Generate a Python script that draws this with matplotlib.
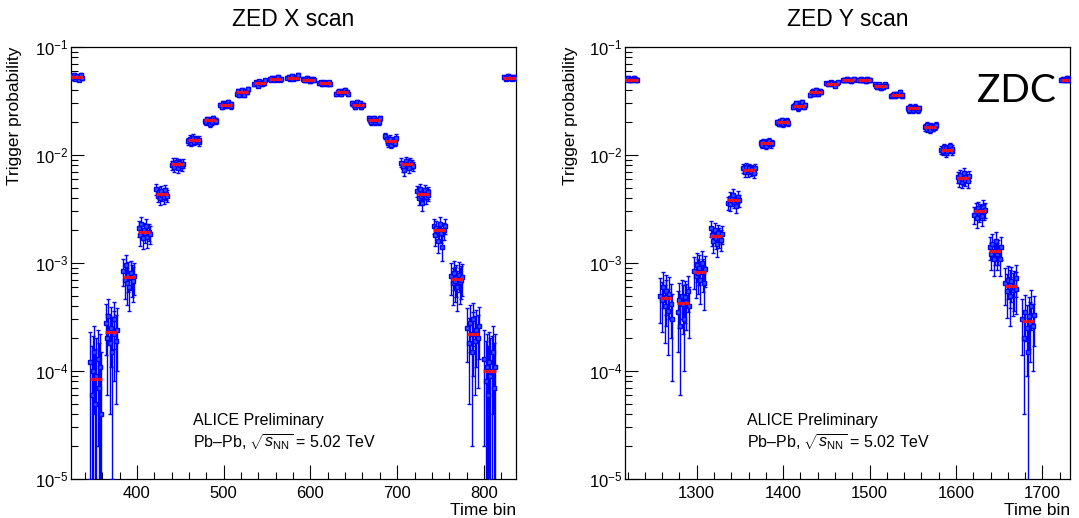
import matplotlib
matplotlib.use("Agg")
import matplotlib.pyplot as plt
from matplotlib.ticker import MultipleLocator, LogLocator, NullFormatter
import numpy as np

plt.rcParams['font.family'] = ['Liberation Sans', 'DejaVu Sans']
plt.rcParams['mathtext.fontset'] = 'custom'
plt.rcParams['mathtext.rm'] = 'Liberation Sans'
plt.rcParams['mathtext.it'] = 'Liberation Sans:italic'
plt.rcParams['mathtext.bf'] = 'Liberation Sans:bold'

# ---------------- data ----------------
bin_offsets = [-7, -5, -4, -2, -1, 0, 2, 3, 5, 6]

# ZED X scan
x_centers = [331, 353, 371, 391, 409, 429, 447, 466, 485, 503, 522, 542, 560, 580,
             598, 617, 637, 655, 674, 693, 712, 730, 749, 769, 788, 807, 830]
x_means = [0.053, 8.5e-5, 2.3e-4, 7.4e-4, 1.95e-3, 4.4e-3, 8.2e-3, 0.0137, 0.021, 0.029,
           0.038, 0.046, 0.051, 0.052, 0.050, 0.046, 0.038, 0.029, 0.021, 0.0136, 0.0082,
           0.0044, 0.0020, 7.1e-4, 2.2e-4, 1.0e-4, 0.052]
x_errs = [0.002, 1.1e-4, 1.4e-4, 2.4e-4, 3.6e-4, 5.5e-4, 8e-4, 1.0e-3, 1.2e-3, 1.4e-3,
          1.6e-3, 1.8e-3, 1.9e-3, 1.9e-3, 1.9e-3, 1.8e-3, 1.6e-3, 1.4e-3, 1.2e-3, 1.0e-3,
          8e-4, 5.5e-4, 3.6e-4, 2.4e-4, 1.3e-4, 1.1e-4, 0.002]
x_points = [
    [0.054, 0.052, 0.055, 0.051, 0.053, 0.054, 0.050, 0.053, 0.055, 0.052],
    [1.2e-4, 6e-5, 1.0e-4, 1.5e-4, 5e-5, 9e-5, 1.3e-4, 7e-5, 1.1e-4, 4e-5],
    [2.8e-4, 2.0e-4, 3.2e-4, 1.8e-4, 2.5e-4, 1.5e-4, 2.2e-4, 3.0e-4, 1.9e-4, 2.4e-4],
    [8.5e-4, 7.0e-4, 9.5e-4, 6.5e-4, 7.8e-4, 6.0e-4, 8.0e-4, 7.2e-4, 6.8e-4, 7.5e-4],
    [2.1e-3, 1.8e-3, 2.3e-3, 1.7e-3, 2.0e-3, 1.9e-3, 2.2e-3, 1.75e-3, 1.95e-3, 1.85e-3],
    [4.8e-3, 4.2e-3, 4.5e-3, 4.0e-3, 4.6e-3, 4.3e-3, 4.1e-3, 4.7e-3, 4.4e-3, 4.2e-3],
    [8.0e-3, 8.5e-3, 7.8e-3, 8.6e-3, 8.2e-3, 7.6e-3, 8.4e-3, 8.1e-3, 7.9e-3, 8.3e-3],
    [0.0135, 0.0142, 0.0130, 0.0138, 0.0145, 0.0133, 0.0140, 0.0136, 0.0131, 0.0139],
    [0.0205, 0.0200, 0.0215, 0.0208, 0.0195, 0.0212, 0.0203, 0.0218, 0.0210, 0.0207],
    [0.029, 0.028, 0.030, 0.0285, 0.0295, 0.029, 0.031, 0.0288, 0.0282, 0.0298],
    [0.037, 0.039, 0.036, 0.038, 0.040, 0.037, 0.036, 0.039, 0.038, 0.041],
    [0.045, 0.047, 0.046, 0.044, 0.048, 0.046, 0.045, 0.047, 0.046, 0.049],
    [0.051, 0.050, 0.052, 0.051, 0.050, 0.052, 0.051, 0.053, 0.050, 0.051],
    [0.052, 0.053, 0.051, 0.052, 0.054, 0.051, 0.052, 0.053, 0.052, 0.055],
    [0.051, 0.050, 0.049, 0.052, 0.050, 0.051, 0.048, 0.050, 0.051, 0.049],
    [0.046, 0.047, 0.045, 0.046, 0.047, 0.046, 0.045, 0.046, 0.047, 0.045],
    [0.037, 0.038, 0.039, 0.037, 0.038, 0.039, 0.038, 0.040, 0.038, 0.037],
    [0.030, 0.029, 0.028, 0.029, 0.031, 0.029, 0.030, 0.028, 0.029, 0.029],
    [0.022, 0.021, 0.020, 0.021, 0.022, 0.020, 0.021, 0.021, 0.020, 0.022],
    [0.0150, 0.0140, 0.0128, 0.0135, 0.0142, 0.0125, 0.0132, 0.0138, 0.0130, 0.0145],
    [0.0085, 0.0078, 0.0072, 0.0088, 0.0080, 0.0083, 0.0076, 0.0086, 0.0082, 0.0079],
    [0.0046, 0.0040, 0.0048, 0.0042, 0.0036, 0.0044, 0.0047, 0.0041, 0.0045, 0.0043],
    [0.0022, 0.0018, 0.0021, 0.0016, 0.0020, 0.0023, 0.0019, 0.0014, 0.0020, 0.0022],
    [7.5e-4, 6.5e-4, 8.0e-4, 6.8e-4, 7.2e-4, 6.0e-4, 7.8e-4, 6.6e-4, 7.0e-4, 7.4e-4],
    [2.5e-4, 1.8e-4, 2.8e-4, 1.5e-4, 2.2e-4, 3.0e-4, 1.9e-4, 2.4e-4, 2.0e-4, 2.6e-4],
    [1.3e-4, 8e-5, 1.1e-4, 6e-5, 1.2e-4, 9e-5, 1.0e-4, 1.5e-4, 7e-5, 1.1e-4],
    [0.053, 0.051, 0.052, 0.054, 0.052, 0.053, 0.051, 0.052, 0.053, 0.052],
]

# ZED Y scan
y_centers = [1225, 1265, 1285, 1304, 1323, 1343, 1361, 1381, 1400, 1419, 1438, 1457, 1476,
             1494, 1513, 1532, 1551, 1571, 1590, 1609, 1628, 1646, 1664, 1684, 1729]
y_means = [0.050, 4.7e-4, 4.3e-4, 8.3e-4, 1.77e-3, 3.8e-3, 7.3e-3, 0.0128, 0.020, 0.0287,
           0.038, 0.0455, 0.0495, 0.0495, 0.044, 0.036, 0.027, 0.018, 0.0112, 0.0061,
           0.0030, 0.0013, 6.1e-4, 2.9e-4, 0.050]
y_errs = [0.002, 2.2e-4, 2.0e-4, 2.8e-4, 3.6e-4, 5e-4, 7e-4, 9e-4, 1.1e-3, 1.4e-3,
          1.6e-3, 1.8e-3, 1.9e-3, 1.9e-3, 1.8e-3, 1.6e-3, 1.4e-3, 1.2e-3, 9e-4, 7e-4,
          5e-4, 3.4e-4, 2.4e-4, 1.6e-4, 0.002]
y_points = [
    [0.051, 0.050, 0.052, 0.049, 0.051, 0.050, 0.052, 0.051, 0.049, 0.050],
    [5.0e-4, 4.5e-4, 6.0e-4, 4.0e-4, 5.5e-4, 4.8e-4, 3.6e-4, 5.2e-4, 4.2e-4, 3.0e-4],
    [3.5e-4, 4.5e-4, 2.6e-4, 5.0e-4, 4.2e-4, 3.0e-4, 4.8e-4, 4.4e-4, 5.5e-4, 4.0e-4],
    [8.5e-4, 7.5e-4, 9.5e-4, 8.0e-4, 9.0e-4, 7.0e-4, 1.0e-3, 8.2e-4, 6.5e-4, 8.8e-4],
    [2.1e-3, 1.8e-3, 1.6e-3, 2.0e-3, 1.7e-3, 1.5e-3, 1.9e-3, 1.75e-3, 1.65e-3, 1.85e-3],
    [3.6e-3, 4.0e-3, 3.5e-3, 3.9e-3, 4.3e-3, 3.7e-3, 3.8e-3, 3.4e-3, 4.1e-3, 3.8e-3],
    [7.5e-3, 7.0e-3, 7.8e-3, 6.9e-3, 7.3e-3, 7.6e-3, 7.1e-3, 7.4e-3, 6.8e-3, 7.5e-3],
    [0.0130, 0.0125, 0.0133, 0.0127, 0.0122, 0.0131, 0.0128, 0.0135, 0.0126, 0.0129],
    [0.0200, 0.0195, 0.0205, 0.0198, 0.0210, 0.0192, 0.0203, 0.0199, 0.0207, 0.0196],
    [0.028, 0.029, 0.030, 0.027, 0.028, 0.030, 0.029, 0.031, 0.028, 0.029],
    [0.036, 0.038, 0.039, 0.037, 0.038, 0.040, 0.037, 0.038, 0.039, 0.038],
    [0.046, 0.045, 0.046, 0.047, 0.045, 0.046, 0.045, 0.044, 0.046, 0.047],
    [0.049, 0.050, 0.049, 0.051, 0.050, 0.049, 0.050, 0.048, 0.050, 0.051],
    [0.050, 0.049, 0.051, 0.050, 0.049, 0.050, 0.048, 0.051, 0.050, 0.049],
    [0.045, 0.044, 0.043, 0.045, 0.044, 0.042, 0.044, 0.043, 0.045, 0.044],
    [0.035, 0.036, 0.037, 0.035, 0.036, 0.037, 0.036, 0.038, 0.035, 0.036],
    [0.027, 0.026, 0.028, 0.027, 0.026, 0.027, 0.028, 0.027, 0.026, 0.027],
    [0.018, 0.0175, 0.019, 0.018, 0.0172, 0.0185, 0.018, 0.0178, 0.0182, 0.0188],
    [0.0112, 0.0108, 0.0118, 0.0105, 0.0115, 0.0110, 0.0113, 0.0120, 0.0109, 0.0114],
    [0.0062, 0.0058, 0.0065, 0.0056, 0.0060, 0.0068, 0.0059, 0.0063, 0.0057, 0.0064],
    [0.0028, 0.0031, 0.0026, 0.0032, 0.0029, 0.0030, 0.0027, 0.0033, 0.0030, 0.0031],
    [0.0014, 0.0012, 0.0015, 0.0011, 0.0013, 0.0016, 0.0012, 0.0013, 0.0011, 0.0014],
    [6.5e-4, 5.5e-4, 7.0e-4, 5.0e-4, 6.2e-4, 6.8e-4, 5.6e-4, 6.0e-4, 7.2e-4, 5.8e-4],
    [3.0e-4, 2.0e-4, 3.5e-4, 2.5e-4, 1.5e-4, 3.2e-4, 2.8e-4, 4.0e-4, 2.6e-4, 3.3e-4],
    [0.050, 0.051, 0.049, 0.050, 0.052, 0.050, 0.051, 0.049, 0.050, 0.051],
]

titles = ["ZED X scan", "ZED Y scan"]
x_limits = [(324, 837), (1217, 1732)]
ylabel = "Trigger probability"
xlabel = "Time bin"
note1 = "ALICE Preliminary"
note2 = r"Pb–Pb, $\sqrt{s_{\mathrm{NN}}}$ = 5.02 TeV"

# ---------------- figure ----------------
W, H = 1079, 518
fig = plt.figure(figsize=(W / 100, H / 100), dpi=100)
ax_specs = [(71, 47, 445, 432), (625, 47, 445, 432)]
axes = [fig.add_axes([l / W, 1 - (t + h) / H, w / W, h / H]) for (l, t, w, h) in ax_specs]

datasets = [(x_centers, x_means, x_errs, x_points), (y_centers, y_means, y_errs, y_points)]
ylabel_x = [-0.111, -0.106]

for i, ax in enumerate(axes):
    centers, means, errs, pts = datasets[i]
    for c, m, e, p in zip(centers, means, errs, pts):
        xs = [c + o for o in bin_offsets]
        ax.errorbar(xs, p, yerr=e, fmt='s', color='#0000ff', ms=2.2, mec='#0000ff',
                    mfc='#3355ff', elinewidth=1.0, capsize=1.6, capthick=1.0, zorder=3)
        ax.hlines(m, c + bin_offsets[0] - 0.5, c + bin_offsets[-1] + 0.5,
                  color='#ff1010', lw=2.3, alpha=0.9, zorder=4)
    ax.set_yscale('log')
    ax.set_ylim(1e-5, 1e-1)
    ax.set_xlim(*x_limits[i])
    ax.xaxis.set_major_locator(MultipleLocator(100))
    ax.xaxis.set_minor_locator(MultipleLocator(20))
    ax.yaxis.set_major_locator(LogLocator(base=10, numticks=10))
    ax.yaxis.set_minor_locator(LogLocator(base=10, subs=np.arange(2, 10), numticks=20))
    ax.yaxis.set_minor_formatter(NullFormatter())
    ax.tick_params(which='both', direction='in', top=False, right=False, labelsize=12,
                   width=0.8, color='black')
    ax.tick_params(axis='x', which='major', length=10, pad=5)
    ax.tick_params(axis='x', which='minor', length=5)
    ax.tick_params(axis='y', which='major', length=9.5, pad=2)
    ax.tick_params(axis='y', which='minor', length=5)
    for sp in ax.spines.values():
        sp.set_linewidth(0.9)
    ax.set_ylabel(ylabel, fontsize=12.5, loc='top')
    ax.yaxis.set_label_coords(ylabel_x[i], 1.0)
    ax.text(1.0, -0.072, xlabel, transform=ax.transAxes, ha='right', va='center', fontsize=12.5)
    ax.text(0.275, 0.136, note1, transform=ax.transAxes, ha='left', va='center', fontsize=11.5)
    ax.text(0.275, 0.086, note2, transform=ax.transAxes, ha='left', va='center', fontsize=11.5)
    l, t, w, h = ax_specs[i]
    fig.text((l + w / 2) / W, 1 - 19 / H, titles[i], ha='center', va='center', fontsize=16.5)

fig.text(977 / W, 1 - 91 / H, "ZDC", ha='left', va='center', fontsize=28,
         family=['Lato', 'DejaVu Sans'])

fig.savefig("out.png", dpi=100)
···
-- SET PROBLEM --
Your task is to restate word for word the lines from the top of the data to the line containing "0, 2, 3, 5, 6]", both ends included, with every picture left out.

-- WRITTEN ANSWER --
Generate a Python script that draws this with matplotlib.
import matplotlib
matplotlib.use("Agg")
import matplotlib.pyplot as plt
from matplotlib.ticker import MultipleLocator, LogLocator, NullFormatter
import numpy as np

plt.rcParams['font.family'] = ['Liberation Sans', 'DejaVu Sans']
plt.rcParams['mathtext.fontset'] = 'custom'
plt.rcParams['mathtext.rm'] = 'Liberation Sans'
plt.rcParams['mathtext.it'] = 'Liberation Sans:italic'
plt.rcParams['mathtext.bf'] = 'Liberation Sans:bold'

# ---------------- data ----------------
bin_offsets = [-7, -5, -4, -2, -1, 0, 2, 3, 5, 6]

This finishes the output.